POSSESSION begins with the homecoming of Marc (Sam Neill) after an extended business trip to find that his wife Anna (Isabelle Adjani) has a lover and that she has been neglecting their young son, Bob. But Anna’s extracurricular love life doesn’t just include the weird, mystic Heinrich (Heinz Bennent), but an actual physical monstrosity that she keeps hidden away in a secret apartment across town after birthing it in the film’s notorious “impossible moment” — otherwise known as “the subway scene”. In this jaw-dropping and audience-dividing sequence, she laughs, screams, howls, contorts, regurgitates, flails, flops and falls in unapologetic emotional excess. But despite her incessant screaming and muddled exposition, Anna remains unable to communicate or connect.

POSSESSION is a film that confounded critics worldwide upon its release. While celebrated at Cannes and the French Cesars, it was reviled in the U.S. as a result of sloppy re-editing aimed at making the film more linear and ‘accessible’, and has only enjoyed serious reappraisal stateside in the last decade due to the belated release of the director’s cut on DVD, and via the first-ever North American theatrical retrospective of Zulawski’s films in 2012.

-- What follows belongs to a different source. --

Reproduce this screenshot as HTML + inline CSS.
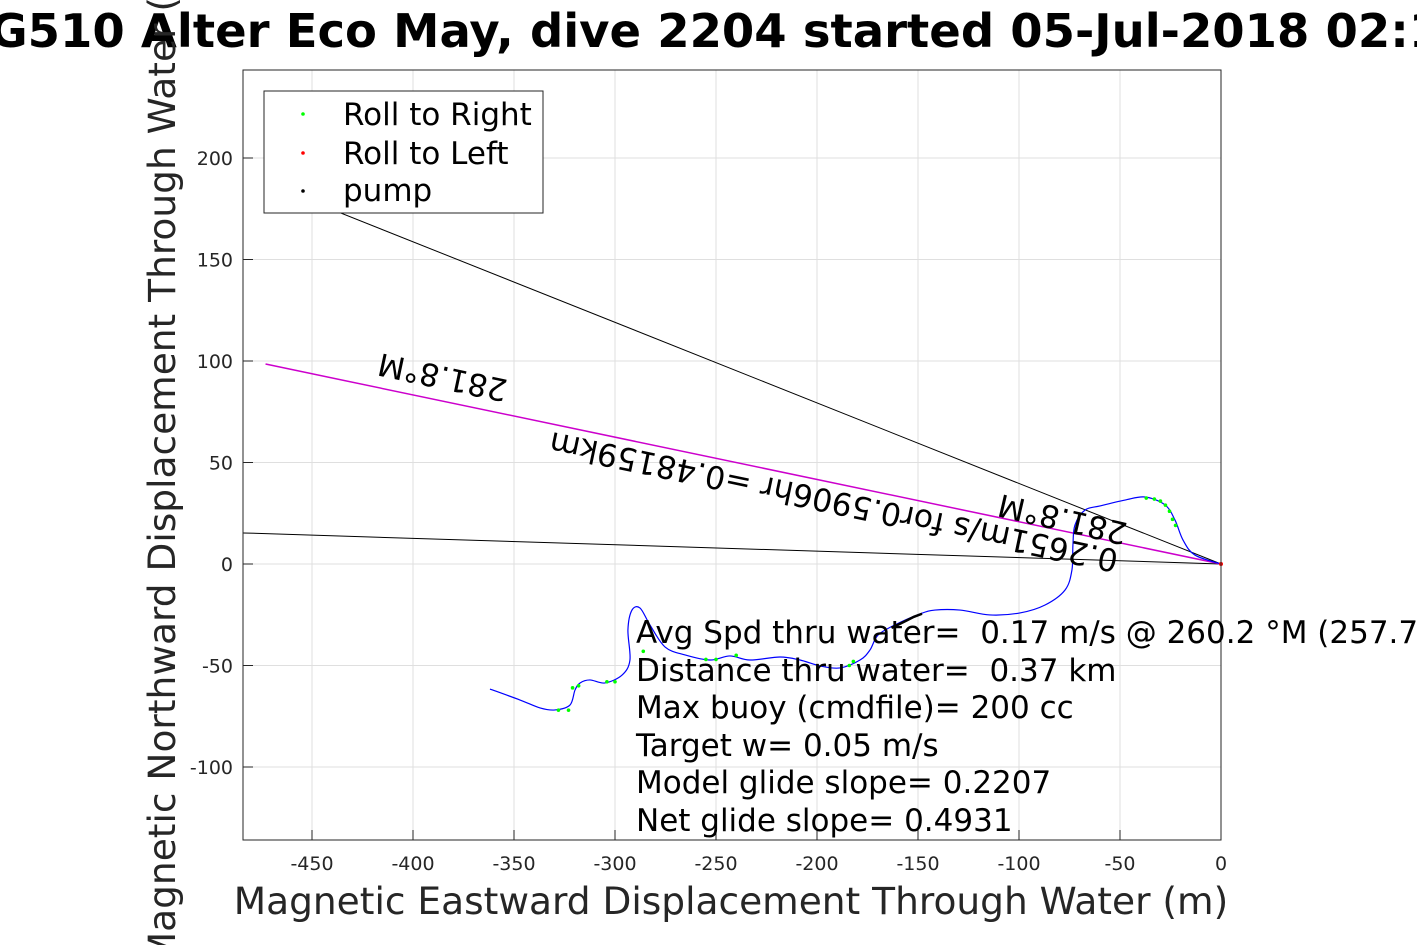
<!DOCTYPE html>
<html><head><meta charset="utf-8"><style>
body{margin:0;background:#fff;width:1417px;height:945px;overflow:hidden}
text{font-family:"DejaVu Sans","Liberation Sans",sans-serif;white-space:pre}
</style></head><body>
<svg id="chart" width="1417" height="945" xmlns="http://www.w3.org/2000/svg">
<g id="grid"></g>
<g id="lines"></g>
<g id="track"></g>
<rect x="243" y="70" width="978" height="770" fill="none" stroke="#262626" stroke-width="1"/>
<g id="ticks"></g>
<text x="-44" y="47" font-size="46.5" font-weight="bold">SG510 Alter Eco May, dive 2204 started 05-Jul-2018 02:12</text>
<text x="731" y="914" font-size="37.5" fill="#262626" text-anchor="middle">Magnetic Eastward Displacement Through Water (m)</text>
<text transform="translate(175,455) rotate(-90)" font-size="37.5" fill="#262626" text-anchor="middle">Magnetic Northward Displacement Through Water (m)</text>
<text transform="translate(443,375) rotate(192)" font-size="31" text-anchor="middle" dominant-baseline="middle">281.8°M</text>
<text transform="translate(1063,517) rotate(193)" font-size="31" text-anchor="middle" dominant-baseline="middle">281.8°M</text>
<text transform="translate(834,500) rotate(191.8)" font-size="31.5" text-anchor="middle" dominant-baseline="middle">0.2651m/s for0.5906hr =0.48159km</text>
<g font-size="31">
<text x="636" y="643">Avg Spd thru water=  0.17 m/s @ 260.2 °M (257.7 °T)</text>
<text x="636" y="681">Distance thru water=  0.37 km</text>
<text x="636" y="718">Max buoy (cmdfile)= 200 cc</text>
<text x="636" y="756">Target w= 0.05 m/s</text>
<text x="636" y="793">Model glide slope= 0.2207</text>
<text x="636" y="831">Net glide slope= 0.4931</text>
</g>
<g>
<rect x="264" y="91" width="279" height="122" fill="#fff" stroke="#262626"/>
<circle cx="303" cy="114" r="1.8" fill="#00ff00"/>
<text x="343" y="125" font-size="31">Roll to Right</text>
<circle cx="303" cy="153" r="1.8" fill="#ff0000"/>
<text x="343" y="164" font-size="31">Roll to Left</text>
<circle cx="303" cy="191" r="1.8" fill="#000"/>
<text x="343" y="201" font-size="31">pump</text>
</g>
</svg>
<script>
const xTicks=[-450,-400,-350,-300,-250,-200,-150,-100,-50,0];
const yTicks=[-100,-50,0,50,100,150,200];
const trackX=[0,-12.9,-18.8,-22.8,-27.7,-37.6,-47.5,-59.9,-67.3,-72.3,-73.3,-73.8,-77.2,-87.1,-99.5,-114.4,-129.2,-141.6,-149.0,-161.4,-169.8,-173.8,-178.7,-188.6,-198.5,-208.4,-218.3,-233.2,-243.1,-253.0,-265.3,-275.2,-282.7,-287.6,-291.6,-293.6,-292.6,-296.5,-305.0,-312.4,-317.3,-319.8,-322.3,-329.7,-337.1,-347.0,-361.9];
const trackY=[0,4.4,11.8,21.7,29.1,33.0,31.5,28.6,26.6,19.2,9.4,-3.0,-12.8,-20.2,-24.1,-25.1,-22.7,-22.7,-24.6,-30.0,-35.0,-42.4,-47.3,-51.2,-50.2,-47.3,-45.8,-47.3,-45.3,-47.3,-44.8,-40.9,-30.0,-21.7,-22.7,-32.5,-47.3,-54.7,-58.6,-57.1,-58.6,-62.1,-69.5,-71.9,-70.9,-67.0,-61.6];
const rightX=[-37,-33,-30,-27.5,-25.5,-24,-22.5,-182,-184,-240,-250,-255,-300,-304,-318,-321,-328,-323,-286];
const rightY=[32.5,32,31,29,26,22,19,-48,-50,-45,-47,-47,-58,-58,-60,-61,-72,-72,-43];
const pumpX=[-148,-152,-156,-160,-163];
const pumpY=[-24.5,-26,-28,-30,-31.5];
const lineEndX=[-470,-484,-473];
const lineEndY=[186.5,15.3,98.5];
const NS='http://www.w3.org/2000/svg';
const sx=v=>1221+v*2.02, sy=v=>564-v*2.03;
function mk(t,a,p){const e=document.createElementNS(NS,t);for(const k in a)e.setAttribute(k,a[k]);p.appendChild(e);return e;}
const grid=document.getElementById('grid'),ticks=document.getElementById('ticks');
xTicks.forEach(v=>{
 const l=mk('line',{x1:sx(v),x2:sx(v),y1:70,y2:840,stroke:'#dfdfdf'},grid);
 
 
 const t1=mk('line',{x1:sx(v),x2:sx(v),y1:840,y2:830,stroke:'#262626'},ticks);
 
 
 const t=mk('text',{x:sx(v),y:870,'font-size':19,fill:'#262626','text-anchor':'middle'},ticks);
 t.textContent=v;
 
 
});
yTicks.forEach(v=>{
 const l=mk('line',{x1:243,x2:1221,y1:sy(v),y2:sy(v),stroke:'#dfdfdf'},grid);
 
 
 const t1=mk('line',{x1:243,x2:253,y1:sy(v),y2:sy(v),stroke:'#262626'},ticks);
 
 
 const t=mk('text',{x:233,y:sy(v)+7,'font-size':19,fill:'#262626','text-anchor':'end'},ticks);
 t.textContent=v;
 
 
});
const lines=document.getElementById('lines');
lineEndX.forEach((v,i)=>{
 const l=mk('line',{x1:sx(0),y1:sy(0),x2:sx(v),y2:sy(lineEndY[i]),stroke:i==2?'#cc00cc':'#000','stroke-width':i==2?1.5:1},lines);
 
 
});
const track=document.getElementById('track');
const P=trackX.map((v,i)=>[sx(v),sy(trackY[i])]);
let d='M'+P[0][0]+','+P[0][1];
for(let i=0;i<P.length-1;i++){
 const p0=P[Math.max(0,i-1)],p1=P[i],p2=P[i+1],p3=P[Math.min(P.length-1,i+2)];
 const c1=[p1[0]+(p2[0]-p0[0])/6,p1[1]+(p2[1]-p0[1])/6];
 const c2=[p2[0]-(p3[0]-p1[0])/6,p2[1]-(p3[1]-p1[1])/6];
 d+=' C'+c1.join(',')+' '+c2.join(',')+' '+p2.join(',');
}
const p=mk('path',{d:d,fill:'none',stroke:'#0000ff','stroke-width':1.2},track);


rightX.forEach((v,i)=>{
 const c=mk('circle',{cx:sx(v),cy:sy(rightY[i]),r:1.8,fill:'#00ff00'},track);
 
 
});
const pl=mk('polyline',{points:pumpX.map((v,i)=>sx(v)+','+sy(pumpY[i])).join(' '),fill:'none',stroke:'#000','stroke-width':2.5},track);


const r=mk('circle',{cx:sx(0),cy:sy(0),r:2,fill:'#ff0000'},track);


</script>
</body></html>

Heavily inspired by the real-life break-up of Zulawski and his then-wife Malgorzata Braunek (as well as owing a significant debt to his first wife, artist Barbara Baranowska, upon whom the character of Anna is largely based), POSSESSION takes place in a strange hybrid of private and public reality that in a sense seems fitting for a couple undergoing a major transformation such as a break-up. Everything is exaggerated, everything is obscene, every action is hostile and tactless. In real life, any couple will only let you see what they want you to see, but for Marc and Anna their break-up becomes an apocalyptic spectacle. A logistically and emotionally overwhelming film bolstered by saturated colours, a forboding score by frequent Zulawski collaborator Andrzej Korzynski and the swirling, disorienting cinematography of Bruno Nuytten, POSSESSION remains one of the most flawless examples of a woman losing her mind onscreen.